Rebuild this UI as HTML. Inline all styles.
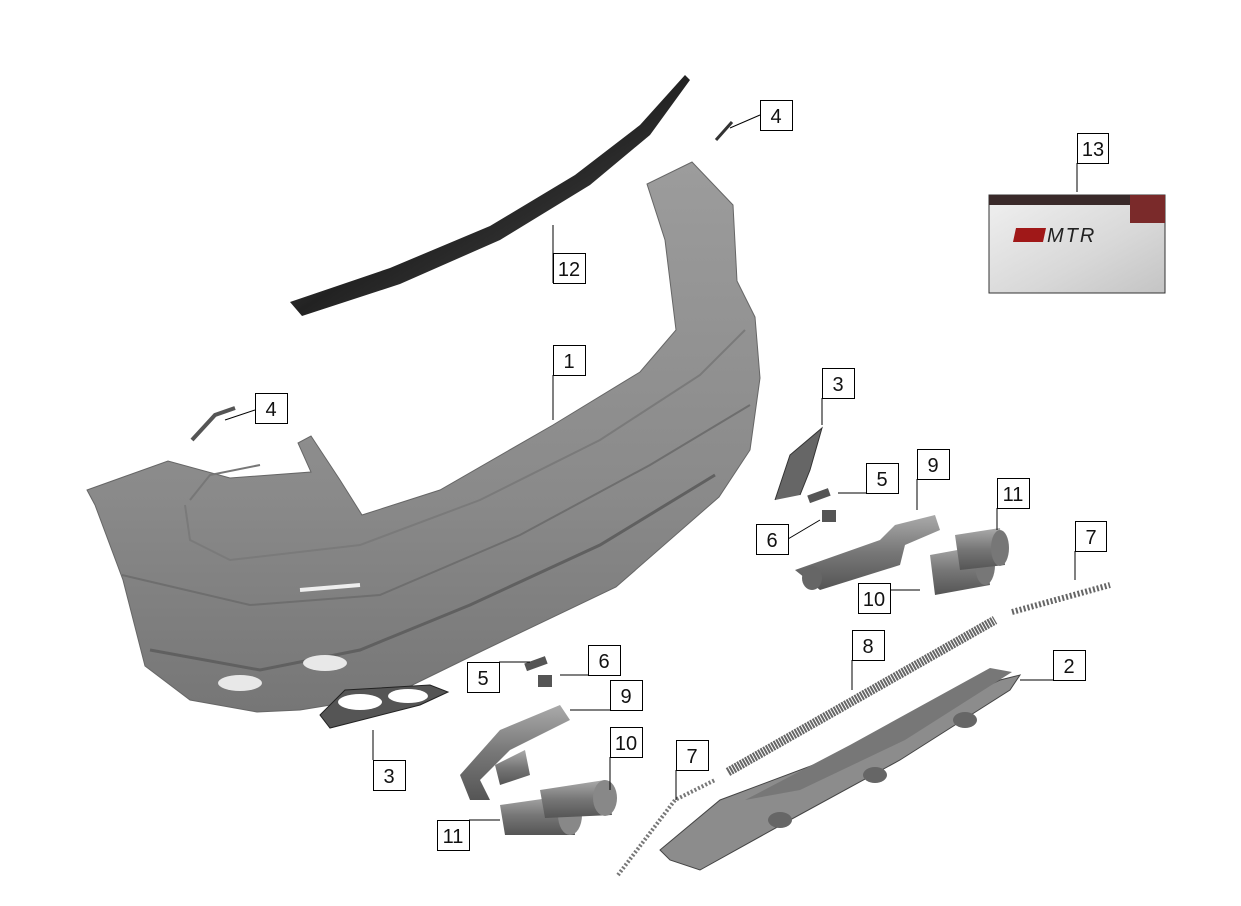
<!DOCTYPE html>
<html><head><meta charset="utf-8"><style>
html,body{margin:0;padding:0;background:#fff;}
svg{display:block;}
text{font-family:"Liberation Sans",sans-serif;font-size:20px;fill:#111;}
</style></head><body>
<svg width="1241" height="906" viewBox="0 0 1241 906" xmlns="http://www.w3.org/2000/svg">
<defs>
<linearGradient id="sp" x1="0" y1="0" x2="1" y2="1">
<stop offset="0" stop-color="#777"/><stop offset="0.5" stop-color="#222"/><stop offset="1" stop-color="#555"/></linearGradient>
<linearGradient id="bm" x1="0" y1="0" x2="0" y2="1">
<stop offset="0" stop-color="#9c9c9c"/><stop offset="0.6" stop-color="#8a8a8a"/><stop offset="1" stop-color="#767676"/></linearGradient>
<linearGradient id="ph" x1="0" y1="0" x2="1" y2="1">
<stop offset="0" stop-color="#f0f0f0"/><stop offset="0.6" stop-color="#d8d8d8"/><stop offset="1" stop-color="#c4c4c4"/></linearGradient>
<linearGradient id="pipe" x1="0" y1="0" x2="0" y2="1">
<stop offset="0" stop-color="#aaa"/><stop offset="0.5" stop-color="#777"/><stop offset="1" stop-color="#555"/></linearGradient>
</defs>

<!-- spoiler -->
<polygon points="290,302 302,316 400,284 500,240 590,185 650,135 690,80 685,75 640,125 575,175 490,226 390,268" fill="url(#sp)"/>

<!-- bumper -->
<path d="M87,490 L168,461 L230,478 L311,472 L298,443 L311,436 L340,480 L362,515 L440,490 L553,425 L640,372 L676,330 L665,240 L647,184 L692,162 L733,205 L737,281 L755,317 L760,378 L750,450 L719,497 L616,587 L482,651 L392,695 L300,710 L257,712 L190,700 L145,666 L123,580 L95,505 Z" fill="url(#bm)" stroke="#666" stroke-width="1"/>
<path d="M190,500 L210,475 L260,465" fill="none" stroke="#777" stroke-width="2"/>
<path d="M185,505 L190,540 L230,560 L360,545 L480,500 L600,440 L700,375 L745,330" fill="none" stroke="#7a7a7a" stroke-width="2"/>
<path d="M122,575 L250,605 L380,595 L520,535 L650,465 L750,405" fill="none" stroke="#6e6e6e" stroke-width="2"/>
<path d="M150,650 L260,670 L360,650 L470,605 L600,545 L715,475" fill="none" stroke="#606060" stroke-width="3"/>
<path d="M300,590 L360,585" stroke="#eee" stroke-width="4"/>
<ellipse cx="240" cy="683" rx="22" ry="8" fill="#e8e8e8"/><ellipse cx="325" cy="663" rx="22" ry="8" fill="#e8e8e8"/>

<!-- small parts -->
<path d="M716,140 L732,122" stroke="#333" stroke-width="3"/>
<path d="M192,440 L215,415 L235,408" stroke="#555" stroke-width="4" fill="none"/>
<path d="M775,500 L790,455 L822,428 L810,470 L800,495" fill="#666" stroke="#333"/>
<rect x="808" y="492" width="22" height="8" fill="#555" transform="rotate(-20 818 496)"/>
<rect x="822" y="510" width="14" height="12" fill="#555"/>
<rect x="525" y="660" width="22" height="8" fill="#555" transform="rotate(-20 535 664)"/>
<rect x="538" y="675" width="14" height="12" fill="#555"/>
<path d="M320,715 L345,690 L430,685 L448,692 L420,705 L330,728 Z" fill="#555" stroke="#222"/>
<ellipse cx="360" cy="702" rx="22" ry="8" fill="#fff"/><ellipse cx="408" cy="696" rx="20" ry="7" fill="#fff"/>

<!-- exhausts right -->
<path d="M795,570 L880,540 L895,525 L935,515 L940,530 L905,545 L900,565 L820,590 Z" fill="url(#pipe)"/>
<ellipse cx="812" cy="578" rx="10" ry="12" fill="#666"/>
<path d="M930,555 L985,545 L990,585 L935,595 Z" fill="url(#pipe)"/><ellipse cx="985" cy="565" rx="10" ry="20" fill="#777"/>
<path d="M955,535 L1000,528 L1005,565 L960,570 Z" fill="url(#pipe)"/><ellipse cx="1000" cy="548" rx="9" ry="18" fill="#777"/>

<!-- exhausts left -->
<path d="M460,775 L500,730 L560,705 L570,720 L510,750 L480,780 L490,800 L470,800 Z" fill="url(#pipe)"/>
<path d="M495,765 L525,750 L530,775 L500,785 Z" fill="url(#pipe)"/>
<path d="M500,805 L570,795 L575,835 L505,835 Z" fill="url(#pipe)"/><ellipse cx="570" cy="815" rx="12" ry="20" fill="#888"/>
<path d="M540,790 L605,780 L612,815 L545,818 Z" fill="url(#pipe)"/><ellipse cx="605" cy="798" rx="12" ry="18" fill="#888"/>

<!-- strips -->
<path d="M1012,612 L1110,585" stroke="#666" stroke-width="6" stroke-dasharray="2 2"/>
<path d="M728,772 L995,620" stroke="#666" stroke-width="9" stroke-dasharray="2 1"/>
<path d="M618,875 L675,800 L715,780" stroke="#777" stroke-width="4" stroke-dasharray="2 2" fill="none"/>

<!-- diffuser -->
<path d="M660,850 L720,800 L840,755 L1000,680 L1020,675 L1010,690 L900,760 L790,820 L700,870 L670,860 Z" fill="#8c8c8c" stroke="#444"/>
<path d="M745,800 L850,745 L990,668 L1012,672 L905,740 L800,790 Z" fill="#777"/>
<ellipse cx="780" cy="820" rx="12" ry="8" fill="#666"/><ellipse cx="875" cy="775" rx="12" ry="8" fill="#666"/><ellipse cx="965" cy="720" rx="12" ry="8" fill="#666"/>

<!-- photo 13 -->
<rect x="989" y="195" width="176" height="98" fill="url(#ph)" stroke="#333"/>
<rect x="989" y="195" width="176" height="10" fill="#3a2a2a"/>
<rect x="1130" y="195" width="35" height="28" fill="#7a2a2a"/>
<polygon points="1016,228 1046,228 1043,242 1013,242" fill="#a01818"/>
<text x="1047" y="242" style="font-size:20px;font-style:italic;fill:#222;letter-spacing:2px">MTR</text>

<!-- leader lines -->
<g stroke="#000" stroke-width="1" fill="none">
<path d="M760,115 L730,128"/><path d="M553,283 L553,225"/><path d="M553,375 L553,420"/>
<path d="M255,410 L225,420"/><path d="M1077,163 L1077,192"/><path d="M822,398 L822,425"/>
<path d="M866,493 L838,493"/><path d="M917,479 L917,510"/><path d="M997,508 L997,530"/>
<path d="M788,539 L820,520"/><path d="M1075,551 L1075,580"/><path d="M890,590 L920,590"/>
<path d="M852,660 L852,690"/><path d="M1053,680 L1020,680"/><path d="M588,675 L560,675"/>
<path d="M499,662 L530,662"/><path d="M610,710 L570,710"/><path d="M610,757 L610,790"/>
<path d="M373,760 L373,730"/><path d="M676,770 L676,800"/><path d="M469,820 L500,820"/>
</g>

<!-- label boxes -->
<g fill="#fff" stroke="#000" stroke-width="1">
<rect x="760.5" y="100.5" width="32" height="30"/><rect x="553.5" y="253.5" width="32" height="30"/>
<rect x="553.5" y="345.5" width="32" height="30"/><rect x="255.5" y="393.5" width="32" height="30"/>
<rect x="1077.5" y="133.5" width="31" height="30"/><rect x="822.5" y="368.5" width="32" height="30"/>
<rect x="866.5" y="463.5" width="32" height="30"/><rect x="917.5" y="449.5" width="32" height="30"/>
<rect x="997.5" y="478.5" width="32" height="30"/><rect x="756.5" y="524.5" width="32" height="30"/>
<rect x="1075.5" y="521.5" width="31" height="30"/><rect x="858.5" y="583.5" width="32" height="30"/>
<rect x="852.5" y="630.5" width="32" height="30"/><rect x="1053.5" y="650.5" width="32" height="30"/>
<rect x="588.5" y="645.5" width="32" height="30"/><rect x="467.5" y="662.5" width="32" height="30"/>
<rect x="610.5" y="680.5" width="32" height="30"/><rect x="610.5" y="727.5" width="32" height="30"/>
<rect x="373.5" y="760.5" width="32" height="30"/><rect x="676.5" y="740.5" width="32" height="30"/>
<rect x="437.5" y="820.5" width="32" height="30"/>
</g>
<g text-anchor="middle">
<text x="776" y="123">4</text><text x="569" y="276">12</text><text x="569" y="368">1</text>
<text x="271" y="416">4</text><text x="1093" y="156">13</text><text x="838" y="391">3</text>
<text x="882" y="486">5</text><text x="933" y="472">9</text><text x="1013" y="501">11</text>
<text x="772" y="547">6</text><text x="1091" y="544">7</text><text x="874" y="606">10</text>
<text x="868" y="653">8</text><text x="1069" y="673">2</text><text x="604" y="668">6</text>
<text x="483" y="685">5</text><text x="626" y="703">9</text><text x="626" y="750">10</text>
<text x="389" y="783">3</text><text x="692" y="763">7</text><text x="453" y="843">11</text>
</g>
</svg>
</body></html>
--*--
▶ [Work to do]:
Return the material line for line, from its beginning to the line that contains "302,316 400,284 500,240", with the pictures left out.

▶ [Worked solution]:
Rebuild this UI as HTML. Inline all styles.
<!DOCTYPE html>
<html><head><meta charset="utf-8"><style>
html,body{margin:0;padding:0;background:#fff;}
svg{display:block;}
text{font-family:"Liberation Sans",sans-serif;font-size:20px;fill:#111;}
</style></head><body>
<svg width="1241" height="906" viewBox="0 0 1241 906" xmlns="http://www.w3.org/2000/svg">
<defs>
<linearGradient id="sp" x1="0" y1="0" x2="1" y2="1">
<stop offset="0" stop-color="#777"/><stop offset="0.5" stop-color="#222"/><stop offset="1" stop-color="#555"/></linearGradient>
<linearGradient id="bm" x1="0" y1="0" x2="0" y2="1">
<stop offset="0" stop-color="#9c9c9c"/><stop offset="0.6" stop-color="#8a8a8a"/><stop offset="1" stop-color="#767676"/></linearGradient>
<linearGradient id="ph" x1="0" y1="0" x2="1" y2="1">
<stop offset="0" stop-color="#f0f0f0"/><stop offset="0.6" stop-color="#d8d8d8"/><stop offset="1" stop-color="#c4c4c4"/></linearGradient>
<linearGradient id="pipe" x1="0" y1="0" x2="0" y2="1">
<stop offset="0" stop-color="#aaa"/><stop offset="0.5" stop-color="#777"/><stop offset="1" stop-color="#555"/></linearGradient>
</defs>

<!-- spoiler -->
<polygon points="290,302 302,316 400,284 500,240 590,185 650,135 690,80 685,75 640,125 575,175 490,226 390,268" fill="url(#sp)"/>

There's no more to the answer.